If you asked a genre writer to write a book in the style of Martin Amis, anyone of us could write a good imitation of one of his books. Could he write one of our books? I don't think so.
Ok, obviously (as Mr. Lorentzen notes) Amis did write a passable imitation of a crime novel, 1999's Night Train, but that's not really the point. The idea that writing a (good) book is just some tradesman's skill, like making a chair, gets at the heart of genre fiction's inadequacy: great art has no blueprint.
Now, before everyone freaks out, I am not an enemy of genre fiction, and I really enjoy reading it (from Georges Simenon to Henning Mankell to those ones with the ancient Roman private eye), but I honestly think there's a good reason genre writers tend to make such silly, self-conscious claims about "genre" vs. "literary" writing. Genre, by my working definition anyway, is about the skillful execution of a formula, an artful pattern that adheres to an unspoken (but understood) contract between reader and writer. And when it's good, it's really fucking good.
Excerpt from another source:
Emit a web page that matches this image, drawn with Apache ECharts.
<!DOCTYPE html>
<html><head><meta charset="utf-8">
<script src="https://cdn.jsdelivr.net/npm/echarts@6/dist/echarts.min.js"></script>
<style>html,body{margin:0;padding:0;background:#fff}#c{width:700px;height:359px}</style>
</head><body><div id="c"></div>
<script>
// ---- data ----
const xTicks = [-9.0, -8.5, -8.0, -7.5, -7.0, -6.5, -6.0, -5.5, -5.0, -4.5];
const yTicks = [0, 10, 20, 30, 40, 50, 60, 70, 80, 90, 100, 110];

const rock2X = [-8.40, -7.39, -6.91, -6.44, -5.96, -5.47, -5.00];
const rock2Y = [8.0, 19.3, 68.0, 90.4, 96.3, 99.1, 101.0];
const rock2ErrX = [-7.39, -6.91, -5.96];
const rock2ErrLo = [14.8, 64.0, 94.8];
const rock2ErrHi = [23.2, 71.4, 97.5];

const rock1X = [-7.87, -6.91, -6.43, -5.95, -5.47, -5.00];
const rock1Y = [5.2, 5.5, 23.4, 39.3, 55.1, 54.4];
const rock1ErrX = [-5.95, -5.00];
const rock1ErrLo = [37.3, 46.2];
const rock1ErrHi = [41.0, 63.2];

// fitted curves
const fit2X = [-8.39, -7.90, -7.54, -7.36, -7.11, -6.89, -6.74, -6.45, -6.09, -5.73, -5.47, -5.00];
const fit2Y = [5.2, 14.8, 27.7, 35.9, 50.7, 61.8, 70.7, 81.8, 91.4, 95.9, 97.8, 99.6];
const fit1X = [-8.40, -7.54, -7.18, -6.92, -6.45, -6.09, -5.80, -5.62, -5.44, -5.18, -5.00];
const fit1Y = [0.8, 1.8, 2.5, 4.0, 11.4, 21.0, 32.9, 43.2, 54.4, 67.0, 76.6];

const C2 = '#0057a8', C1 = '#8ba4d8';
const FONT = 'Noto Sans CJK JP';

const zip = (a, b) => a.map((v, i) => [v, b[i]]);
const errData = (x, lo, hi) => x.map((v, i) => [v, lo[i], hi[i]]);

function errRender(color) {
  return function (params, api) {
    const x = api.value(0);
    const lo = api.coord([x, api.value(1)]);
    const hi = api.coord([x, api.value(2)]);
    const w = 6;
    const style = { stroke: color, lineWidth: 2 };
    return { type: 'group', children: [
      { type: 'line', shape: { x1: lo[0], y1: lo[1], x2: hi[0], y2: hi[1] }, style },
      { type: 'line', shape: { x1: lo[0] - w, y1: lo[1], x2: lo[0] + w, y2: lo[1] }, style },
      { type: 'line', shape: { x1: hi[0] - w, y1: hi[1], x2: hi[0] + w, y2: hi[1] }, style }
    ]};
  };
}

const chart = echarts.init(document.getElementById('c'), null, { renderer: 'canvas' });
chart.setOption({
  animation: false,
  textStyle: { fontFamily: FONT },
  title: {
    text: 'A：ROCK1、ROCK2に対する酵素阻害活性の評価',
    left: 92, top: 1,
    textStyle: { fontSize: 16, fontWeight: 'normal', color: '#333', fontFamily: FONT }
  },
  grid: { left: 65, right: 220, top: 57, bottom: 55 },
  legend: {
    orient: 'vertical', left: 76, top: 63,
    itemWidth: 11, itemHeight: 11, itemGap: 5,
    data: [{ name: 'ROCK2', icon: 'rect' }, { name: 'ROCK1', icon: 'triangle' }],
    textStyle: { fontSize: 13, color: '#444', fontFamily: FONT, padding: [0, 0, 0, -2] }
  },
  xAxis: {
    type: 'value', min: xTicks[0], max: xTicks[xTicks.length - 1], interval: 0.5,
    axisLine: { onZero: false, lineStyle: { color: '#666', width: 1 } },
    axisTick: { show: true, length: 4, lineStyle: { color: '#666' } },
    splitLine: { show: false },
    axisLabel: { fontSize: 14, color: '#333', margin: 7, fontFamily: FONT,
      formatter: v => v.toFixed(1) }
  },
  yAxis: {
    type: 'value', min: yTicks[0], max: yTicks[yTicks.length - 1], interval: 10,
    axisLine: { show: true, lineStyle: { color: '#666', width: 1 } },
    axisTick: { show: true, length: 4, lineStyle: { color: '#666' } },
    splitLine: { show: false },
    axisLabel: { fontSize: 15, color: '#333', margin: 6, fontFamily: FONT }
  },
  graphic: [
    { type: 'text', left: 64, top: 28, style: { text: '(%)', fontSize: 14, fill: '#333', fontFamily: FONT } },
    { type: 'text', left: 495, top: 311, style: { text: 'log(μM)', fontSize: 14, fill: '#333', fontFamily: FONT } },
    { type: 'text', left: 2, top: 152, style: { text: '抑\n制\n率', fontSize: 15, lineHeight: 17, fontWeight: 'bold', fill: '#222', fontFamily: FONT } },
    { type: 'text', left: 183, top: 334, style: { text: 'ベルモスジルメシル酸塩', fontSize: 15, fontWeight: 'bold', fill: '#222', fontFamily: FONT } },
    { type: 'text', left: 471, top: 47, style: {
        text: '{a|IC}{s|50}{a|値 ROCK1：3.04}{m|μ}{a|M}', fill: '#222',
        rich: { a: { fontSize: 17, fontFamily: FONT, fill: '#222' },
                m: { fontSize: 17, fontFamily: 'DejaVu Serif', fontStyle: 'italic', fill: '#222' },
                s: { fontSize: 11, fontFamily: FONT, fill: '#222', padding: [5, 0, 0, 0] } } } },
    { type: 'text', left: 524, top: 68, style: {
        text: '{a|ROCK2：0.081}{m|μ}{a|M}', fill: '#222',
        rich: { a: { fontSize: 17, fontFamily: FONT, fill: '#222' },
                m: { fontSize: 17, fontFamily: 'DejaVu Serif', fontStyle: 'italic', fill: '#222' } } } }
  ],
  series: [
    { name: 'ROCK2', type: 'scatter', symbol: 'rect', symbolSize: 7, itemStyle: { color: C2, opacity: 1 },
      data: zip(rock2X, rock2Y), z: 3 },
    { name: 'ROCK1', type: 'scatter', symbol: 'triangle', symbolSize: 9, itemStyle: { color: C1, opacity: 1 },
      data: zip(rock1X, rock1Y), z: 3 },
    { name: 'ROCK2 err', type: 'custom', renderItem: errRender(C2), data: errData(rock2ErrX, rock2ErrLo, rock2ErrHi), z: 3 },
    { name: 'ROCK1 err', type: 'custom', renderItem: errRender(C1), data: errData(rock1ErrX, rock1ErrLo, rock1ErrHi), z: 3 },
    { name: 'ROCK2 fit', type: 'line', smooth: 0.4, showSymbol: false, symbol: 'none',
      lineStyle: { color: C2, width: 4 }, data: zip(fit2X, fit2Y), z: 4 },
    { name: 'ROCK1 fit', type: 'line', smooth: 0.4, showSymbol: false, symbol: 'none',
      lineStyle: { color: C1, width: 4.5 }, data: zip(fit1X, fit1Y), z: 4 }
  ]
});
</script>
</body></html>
So when Mr. Child rolls up his writerly sleeves to flex his muscles about writing "a good imitation" he reveals a deeply flawed idea about "writing as art." Because great writing (and all great art) is a thing unto itself, a discrete coherence that cannot be imitated (in fact, the very idea of "imitation" in this context is nonsensical, and is an end to the conversation rather than a beginning). Art is a lonely truth, necessary and total, itself only.
Anyway, I look forward to Mr. Child's literary novel, Some Information.